Part 1: Mandelbrot computation. Your first task is to write a function that determines whether or not the point (x,y) is in the set. The mathematical definition of the Mandelbrot set is precise, but is computationally unappealling, since we would have to perform an infinite number of iterations to determine whether a single point is in the set! We are rescued by the following mathematical fact: if r*r + s*s ever gets to be greater than 4, then the sequence will surely diverge off to infinity, and the point (x,y) is not in the set. There is no simple test that would enable us to conclude that (x,y) is surely in the set, but if the number of iterations exceeds 255, the point is extremely unlikely to be in the set.

Write a function int mandel(float x, float y) that performs the Mandelbrot computation on the point (x,y). It returns the number of iterations needed to discover that (x,y) is not in the set, or 255 if 255 or more iterations are required (this will be the case for all points in the set, and perhaps a few others). Using this function, you will produce a gray-scale and a color image of the Mandelbrot set, by writing a C program that outputs a PostScript program.

Part 2: gray-scale image. To produce the gray-scale image of the Mandelbrot set, you would need to perform the Mandelbrot calculation at every point in the plane. You cannot plot an infinite number of points, so you will plot a ``sample'' of the continuum. The interesting part of the Mandelbrot set occurs in a 2.0-by-2.0 box centered at (-0.5, 0.0), so you will plot an N-by-N grid of points, evenly spaced in this region. As you increase N, you get a better approximation to the set, at the cost of more computation. Your program should make N a compile-time constant.

We now describe how to plot the points. The following simple PostScript program draws a box, defines a point-plotting subroutine, and calls the subroutine to plot five points.

%!
50 50 translate
0 0 moveto 0 512 rlineto 512 0 rlineto 0 -512 rlineto closepath stroke 
/pt { 0 360 arc fill } def
1.000 setgray 128 128 64 pt
0.000 setgray  64 356  8 pt
0.500 setgray 200 490 20 pt
0.250 setgray 412 428 32 pt
0.400 setgray 450.234 75.1 50.999 pt
showpage

To understand how it works, put this program into a text file called test.ps and type gs test.ps (to see the result on the screen) or lpr test.ps (to print the result). When you see the result, you can figure out that the program draws five circles, using a pt function that takes three arguments (which precede the call): the x and y coordinates of the point (in the range between 0 and 512) and the size of the point. The color of the point is set by a built-in routine setgray that takes one arguments between 0 (black) and 1 (white).
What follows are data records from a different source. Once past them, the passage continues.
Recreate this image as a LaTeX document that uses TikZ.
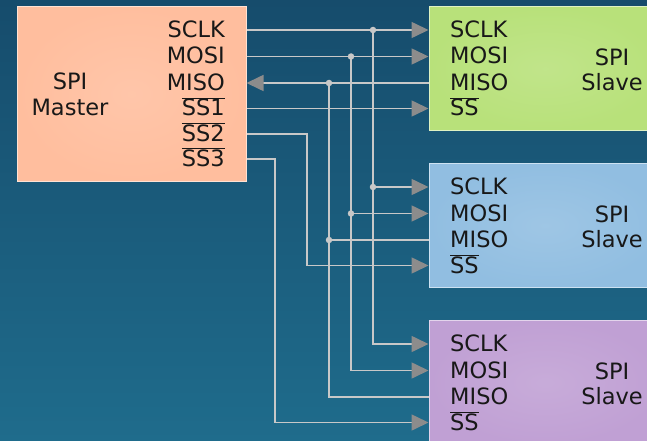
\documentclass[tikz,border=0pt]{standalone}
\usepackage{fontspec}
\setmainfont{DejaVu Sans}
\usetikzlibrary{arrows.meta, positioning, calc}
\definecolor{bgtop}{RGB}{22, 76, 108}
\definecolor{bgbottom}{RGB}{31, 108, 140}
\definecolor{masterpeach}{RGB}{255, 190, 158}
\definecolor{slavegreen}{RGB}{184, 225, 122}
\definecolor{slaveblue}{RGB}{145, 190, 225}
\definecolor{slavepurple}{RGB}{192, 160, 212}
\definecolor{wiregray}{RGB}{200, 200, 200}
\definecolor{tipgray}{RGB}{140, 140, 140}
\definecolor{inkdark}{RGB}{24, 24, 24}

\begin{document}
\begin{tikzpicture}[x=1pt, y=-1pt,
  font=\fontsize{22.5}{25.5}\selectfont,
  box/.style={draw=white!55!#1, line width=1pt, inner color=white!12!#1, outer color=#1, inner sep=0pt},
  pin/.style={inner sep=0pt, text height=15pt, text depth=0pt, text=inkdark},
  wire/.style={wiregray, line width=1.6pt},
  sig/.style={wire, -{Triangle[length=17pt, width=16pt, fill=tipgray, color=tipgray]}},
  dot/.style={circle, fill=wiregray, inner sep=0pt, minimum size=6.5pt}]
\useasboundingbox (0,0) rectangle (647,441);
\shade[top color=bgtop, bottom color=bgbottom] (0,0) rectangle (647,441);

% master
\node[box=masterpeach, minimum width=229pt, minimum height=174pt] (master) at (131.5,94) {};
\node[align=center, text=inkdark] (mlabel) at (70,94.5) {SPI\\Master};
\node[pin, anchor=east] (msclk) at (225,30) {SCLK};
\node[pin, anchor=east] (mmosi) at (225,56.5) {MOSI};
\node[pin, anchor=east] (mmiso) at (225,83) {MISO};
\node[pin, anchor=east] (mss1) at (225,108.5) {$\overline{\mbox{SS1}}$};
\node[pin, anchor=east] (mss2) at (225,134) {$\overline{\mbox{SS2}}$};
\node[pin, anchor=east] (mss3) at (225,159) {$\overline{\mbox{SS3}}$};

% slaves
\foreach \s/\c/\o in {A/slavegreen/0, B/slaveblue/157, C/slavepurple/314} {
  \node[box=\c, minimum width=232pt, minimum height=124pt] (slave\s) at (545,68.5+\o) {};
  \node[align=center, text=inkdark] (slabel\s) at (612,70+\o) {SPI\\Slave};
  \node[pin, anchor=west] (sclk\s) at (450,30+\o) {SCLK};
  \node[pin, anchor=west] (mosi\s) at (450,56.5+\o) {MOSI};
  \node[pin, anchor=west] (miso\s) at (450,83+\o) {MISO};
  \node[pin, anchor=west] (ss\s) at (450,108.5+\o) {$\overline{\mbox{SS}}$};
}

\coordinate (clkbus) at (373,0);
\coordinate (mosibus) at (351,0);
\coordinate (misobus) at (329,0);
\coordinate (ss2bus) at (307,0);
\coordinate (ss3bus) at (275,0);

% SCLK
\draw[sig] (master.east |- msclk) -- (slaveA.west |- sclkA);
\draw[sig] (clkbus |- sclkB) -- (slaveB.west |- sclkB);
\draw[sig] (clkbus |- sclkA) -- (clkbus |- sclkC) -- (slaveC.west |- sclkC);
% MOSI
\draw[sig] (master.east |- mmosi) -- (slaveA.west |- mosiA);
\draw[sig] (mosibus |- mosiB) -- (slaveB.west |- mosiB);
\draw[sig] (mosibus |- mosiA) -- (mosibus |- mosiC) -- (slaveC.west |- mosiC);
% MISO
\draw[sig] (slaveA.west |- misoA) -- (master.east |- mmiso);
\draw[wire] (misobus |- misoB) -- (slaveB.west |- misoB);
\draw[wire] (misobus |- misoA) -- (misobus |- misoC) -- (slaveC.west |- misoC);
% slave select
\draw[sig] (master.east |- mss1) -- (slaveA.west |- ssA);
\draw[sig] (master.east |- mss2) -| (ss2bus |- ssB) -- (slaveB.west |- ssB);
\draw[sig] (master.east |- mss3) -| (ss3bus |- ssC) -- (slaveC.west |- ssC);

\foreach \b/\p in {clkbus/sclk, mosibus/mosi, misobus/miso} {
  \node[dot] at (\b |- \p A) {};
  \node[dot] at (\b |- \p B) {};
}
\end{tikzpicture}
\end{document}
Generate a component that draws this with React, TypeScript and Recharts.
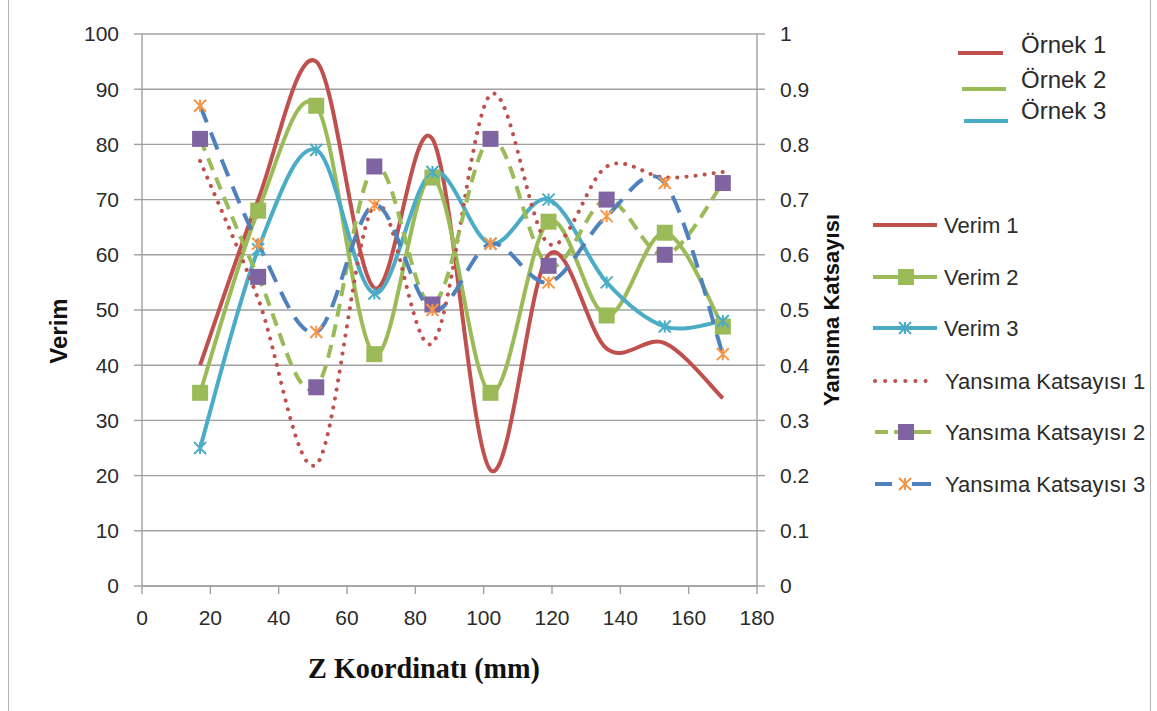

Your task is to write a C program that produces this PostScript program as output, except with different arguments for the setgray and pt routines (and many more calls on them). Your main challenge here will be to translate and scale the plane coordinates from the 2.0-by-2.0 box centered at (-0.5, 0) to the PostScript 512-by-512 box centered on the page whose lower left corner is at (0, 0). Also, be sure to adjust the radius of the circle as a function of N for optimum display. Choose the gray-scale for a point according to the number of iterations (0 = white, 255 = black) in the Mandelbrot calculation for that point. Use 1 - t/255.0 as the setgray value, where t is number of iterations. This ensures that all points in the set are colored black. Points just outside the set will be colored in shades of gray.

When you run your C program, redirect its output to a file with the comand a.out > mandgray32.ps. The file mandgray32.ps now contains a PostScript program! To debug, first make certain that your C program produces a valid PostScript program exactly like the sample program, except with different calls to pt and setgray. Do not print your output or use very big values of N until you are certain that your program works. Even once it works, be careful about using big values of N.

Part 3: color image. The third part of the assignment is to generate a color version of the Mandelbrot set. For each point, the Mandelbrot calculation returns a value between 0 and 255. Depending on this value, you will plot the point in a different color using the setrgbcolor routine. The routine takes three arguments between 0 and 1. Red, green, and blue are (1,0,0), (0,1,0), and (0,0,1), respectively. White is (0,0,0), black is (1,1,1). The following line plots a magenta circle.

0.800 0.800 0.000 setrgbcolor 128 128 64 pt

The file color.map supplies a table that gives the three setrgbcolor parameters for each possible iteration count between 0 and 255. If the Mandelbrot computation takes i iterations, then use the ith line from the table as the 3 arguments for setrgbcolor. To do this, define an array of 256 3-float C structures (using struct) and initialize it by reading the table from standard input (using scanf).

What to submit: Submit the C files mandgray.c and mandcolor.c, and the corresponding PostScript files mandgray32.ps and mandcolor32.ps with N = 32.

Challenge for the bored: There are limitless opportunities to avoid boredom here. For example, zoom way in on interesting parts of the set, near "edges" and sharp corners. Or, design a different color map.

This assignment was adapted by R. Sedgewick and M. Weiksner from the book A Turing Omnibus by A. Dewdney.